Complete with the little optical trackpad in the button (sort of fun but not hard to see why they didn't continue with that), android 2.1 (upgradable to 2.3) and a whole 147MB of internal storage for apps!

Root was obligatory if you wanted this to be much use. There was a thriving device forum here, with a number of us supporting people who tried to root and mod this phone - up to and including editing the bootloader to repartition the internal storage (if you dispensed with HTC's Sense environment you could shrink the system partition and get the data one over 300 MB ;)). The same hardware, with a trackball rather than the optical trackpad, was sold as the Nexus One (the first and last Nexus phone to have a removable storage card).
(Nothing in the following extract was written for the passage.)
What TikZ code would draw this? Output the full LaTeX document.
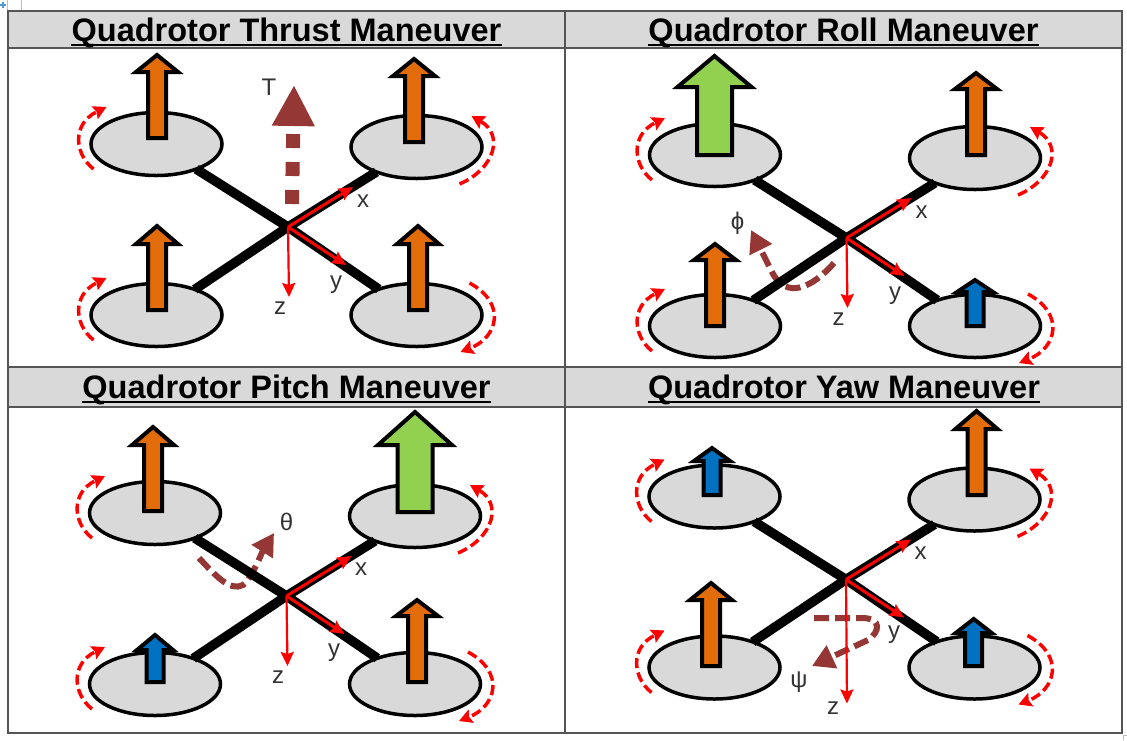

Mine was a first revision device with an AMOLED screen: later versions used LCDs after Samsung decided that they couldn't (or, people suspected, wouldn't) supply sufficient screens to their rival. It's still in a drawer, with a modified version of a compact 2.3 AOSP ROM on it, but there's really not much you can do with it now. Pretty good device for the time, but the miniscule storage was a big mistake even back then (this phone was about the last gasp for the original Android model of tiny internal storage and hope that removable cards can make up for the limitations).
 
Motorola Sholes, AKA A855 OG Droid. Bought on release day. Rooted just as soon as the method was found. My my my, the memories. alldroid.org, sholes.info, all those other sites that have now gone bye bye. Hell, I used to have some of the first guides out there compiled and used to host a million different ROM's on my server because I got tired of all the fly by night sites.
 
HTC Hero
After needing to (temporarily) downgrade to the dreadful Hackberry (Blackberry) from my Palm Treo 680. Did things on that phone that couldn't be done on Android until around 2018.
 
Mine was the HTC Evo 4G. I think I got it in 2010 or '11. I actually still have it and it still powers up but I don't use it anymore.
 
My first Android device, and smartphone in general, was the HTC Incredible 2. I bought it the summer I graduated high school in 2010, right when smartphones were starting to go mainstream.